Die parenterale Ernährung (PE) von Kindern mit Kurzdarmsyndrom und chronischem Darmversagen (KDS-DV) muss nicht nur lebenserhaltend sein, sondern auch die körperliche und geistige Entwicklung ermöglichen. Eine Studie, die Größen- und Gewichtszunahme bei Kindern mit KDS-DV und PE während ihres ersten Lebensjahres untersuchte, stellte jedoch ein charakteristisches Muster an Entwicklungsverzögerungen fest.

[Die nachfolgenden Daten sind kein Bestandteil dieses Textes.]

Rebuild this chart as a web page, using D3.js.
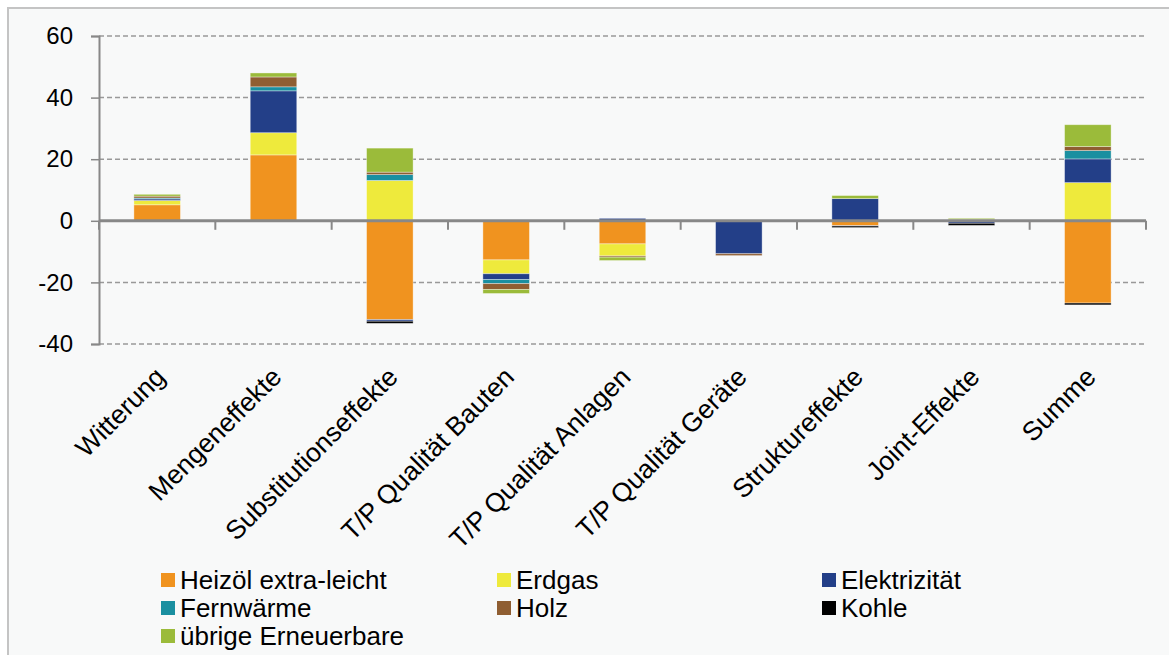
<!DOCTYPE html>
<html><head><meta charset="utf-8">
<script src="https://cdn.jsdelivr.net/npm/d3@7"></script>
<style>
html,body{margin:0;padding:0;background:#ffffff;}
svg{display:block;font-family:"Liberation Sans",Arial,sans-serif;}
</style></head>
<body>
<svg id="chart" width="1169" height="655"></svg>
<script>
const categories = ["Witterung","Mengeneffekte","Substitutionseffekte","T/P Qualität Bauten","T/P Qualität Anlagen","T/P Qualität Geräte","Struktureffekte","Joint-Effekte","Summe"];
const seriesNames = ["Heizöl extra-leicht","Erdgas","Elektrizität","Fernwärme","Holz","Kohle","übrige Erneuerbare"];
const heizoel      = [5.2, 21.4, -32.1, -12.7, -7.5, 0, -1.5, 0, -26.7];
const erdgas       = [1.4, 7.2, 13.1, -4.5, -3.9, 0, 0, 0.4, 12.4];
const elektrizitaet= [0.5, 13.6, -0.5, -1.9, 0.8, -10.7, 7.2, -0.8, 7.7];
const fernwaerme   = [0.3, 1.3, 1.9, -1.3, 0, 0, 0, 0, 2.7];
const holz         = [0.6, 3.2, 0.8, -1.9, -0.4, -0.6, -0.2, 0, 1.3];
const kohle        = [0, 0, -0.7, 0, 0, 0, -0.5, -0.7, -0.6];
const uebrige      = [0.6, 1.3, 7.8, -1.3, -1.1, 0, 1.0, 0.4, 7.1];
const yTicks = [-40, -20, 0, 20, 40, 60];
const colors = ["#f0931f","#eeea3c","#233f88","#1a8fa0","#8f5e32","#000000","#9bbb3a"];

const seriesValues = [heizoel, erdgas, elektrizitaet, fernwaerme, holz, kohle, uebrige];
const table = categories.map((c, i) => {
  const row = {cat: c};
  seriesNames.forEach((s, j) => row[s] = seriesValues[j][i]);
  return row;
});

const svg = d3.select("#chart");
svg.append("rect").attr("x",0).attr("y",0).attr("width",1169).attr("height",655).attr("fill","#ffffff");
svg.append("rect").attr("x",8).attr("y",8).attr("width",1169).attr("height",655).attr("fill","#f8f9f9")
  .attr("stroke","#c4c4c4").attr("stroke-width",2);

const x = d3.scaleBand().domain(categories).range([99, 1146]).paddingInner(0.6).paddingOuter(0.3);
const y = d3.scaleLinear().domain([-40, 60]).range([344, 36]);

// gridlines
svg.append("g").selectAll("line").data(yTicks.filter(t => t !== 0)).join("line")
  .attr("x1", 99).attr("x2", 1146)
  .attr("y1", d => y(d)).attr("y2", d => y(d))
  .attr("stroke", "#999").attr("stroke-width", 1.5).attr("stroke-dasharray", "5,3");

// stacked bars
const stack = d3.stack().keys(seriesNames).offset(d3.stackOffsetDiverging);
const stacked = stack(table);
svg.append("g").selectAll("g").data(stacked).join("g")
  .attr("fill", (d, i) => colors[i])
  .selectAll("rect").data(d => d).join("rect")
  .attr("x", d => x(d.data.cat))
  .attr("width", x.bandwidth())
  .attr("y", d => y(Math.max(d[0], d[1])))
  .attr("height", d => Math.abs(y(d[0]) - y(d[1])))
  .attr("stroke", "rgba(255,255,255,0.45)").attr("stroke-width", 0.8);

// y axis
const yAxis = d3.axisLeft(y).tickValues(yTicks).tickSize(8).tickPadding(18).tickFormat(d => String(d));
const yg = svg.append("g").attr("transform", "translate(99,0)").call(yAxis);
yg.select(".domain").attr("stroke", "#888").attr("stroke-width", 2);
yg.selectAll(".tick line").attr("stroke", "#888").attr("stroke-width", 1.5);
yg.selectAll(".tick text").attr("font-size", 24).attr("fill", "#000").attr("font-family", "Liberation Sans, Arial, sans-serif");

// x axis at zero
const step = x.step();
svg.append("line").attr("x1", 99).attr("x2", 1146).attr("y1", y(0)).attr("y2", y(0))
  .attr("stroke", "#888").attr("stroke-width", 3);
svg.append("g").selectAll("line").data(d3.range(categories.length + 1)).join("line")
  .attr("x1", i => 99 + i * step).attr("x2", i => 99 + i * step)
  .attr("y1", y(0)).attr("y2", y(0) + 9)
  .attr("stroke", "#888").attr("stroke-width", 2);

// category labels
svg.append("g").selectAll("text").data(categories).join("text")
  .attr("transform", d => `translate(${x(d) + x.bandwidth() / 2 + 3},372) rotate(-45)`)
  .attr("text-anchor", "end")
  .attr("dy", "0.35em")
  .attr("font-size", 26.5)
  .attr("fill", "#000")
  .text(d => d);

// legend
const legendPos = [[161,580],[497,580],[822,580],[161,608],[497,608],[822,608],[161,636]];
const lg = svg.append("g").selectAll("g").data(seriesNames).join("g")
  .attr("transform", (d, i) => `translate(${legendPos[i][0]},${legendPos[i][1]})`);
lg.append("rect").attr("x", 0).attr("y", -7).attr("width", 14).attr("height", 14).attr("fill", (d, i) => colors[i]);
lg.append("text").attr("x", 19).attr("y", 0).attr("dy", "0.35em").attr("font-size", 26).attr("fill", "#000").text(d => d);
</script>
</body></html>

Mit einer geschätzten Inzidenz von 0,02 – 1,2 % bei Lebendgeburten ist KDS-DV bei Kindern eine seltene Erkrankung, die jedoch eine ernste Gefahr für Leben und Entwicklung mit sich bringt.1,2,3 Die häufigsten zugrundeliegenden Ursachen sind die nekrotisierende Enterokolitis (NEK), angeborene Fehlbildungen wie Gastroschisis, Dünndarmatresie und Volvulus sowie Morbus Hirschsprung.4,5 Diese kongenitalen oder neonatalen Erkrankungen können ausgedehnte Darmresektionen sowie die Aufnahme einer parentalen Ernährung (PE) bereits kurz nach der Geburt notwendig machen.6
Die Anforderungen an die PE als lebenserhaltende Maßnahme sind bei Kindern besonders hoch: Sie soll sowohl das Längenwachstum und die Zunahme an fettfreier Körpermasse als auch eine angemessene kindliche Entwicklung ermöglichen. Studien zum Energiebedarf bei Patienten mit KDS gibt es generell wenige, aber es gibt Berichte darüber, dass manche Kinder große Mengen an parenteraler und/oder enteraler Nahrung benötigen, um normale Wachstumsraten zu erreichen.4
Die systematische Erfassung der Größen- und Gewichtszunahme bei 51 KDS-DV Patienten in ihrem ersten Lebensjahr, die bei Einschluss in die Studie bereits mindestens 90 Tage abhängig von parenteraler Ernährung waren, erbrachte Interessantes: Im Vergleich zu einer normalen kindlichen Entwicklung zeigte die Abweichung der Größen- sowie der Gewichtszunahme bei Kindern mit KDS-DV einen parallelen U-förmigen Verlauf mit einem Tiefpunkt um den 6. Lebensmonat. D.h. die Größen- sowie Gewichtszunahme war innerhalb der ersten 6 Lebensmonate verlangsamt und beschleunigte sich in den darauffolgenden 6 Monaten wieder etwas. Dieses Muster scheine charakteristisch für diese Patientengruppe zu sein, denn ansonsten verlangsame sich unter Mangelernährung oder schwerer Malabsorption die Gewichtszunahme typischerweise ausgeprägter als das Längenwachstum, so die Autoren der Publikation zur Studie.4
Ein wichtiges Ergebnis sind dabei zwei Risikofaktoren für diese Entwicklungsverzögerung, die die Autoren der Studie identifiziert haben: Zum einen war eine NEK als Ursache für das KDS-DV mit einem erhöhten Risiko für sowohl verzögerte Größen- als auch Gewichtszunahme verbunden, zum anderen wurden zwei oder mehr Infektionen eines zentralen Blutgefäßes (eine Komplikation der PE) als Risikofaktor identifiziert. Bemerkenswert ist, dass beides entzündliche Ereignisse sind. Andere Faktoren, wie z.B. die Länge des verbliebenen Restdarms oder die Länge des Krankenhausaufenthaltes, standen statistisch in keinem Zusammenhang mit der beobachteten Entwicklungsverzögerung. Die Autoren der Studie postulierten daraufhin, dass erhöhte Spiegel von Entzündungsmediatoren in die Entwicklungssteuerung durch Wachstumshormone eingreifen könnten.4 Weil die PE – obwohl lebenserhaltend – auch das Risiko von Katheter-assoziierten Blutstrominfektionen mit sich bringt7, ist es für alle Patienten mit KDS-DV ein erstrebenswertes Ziel, sich vorwiegend enteral zu ernähren und mehr Unabhängigkeit von der PE zu erlangen.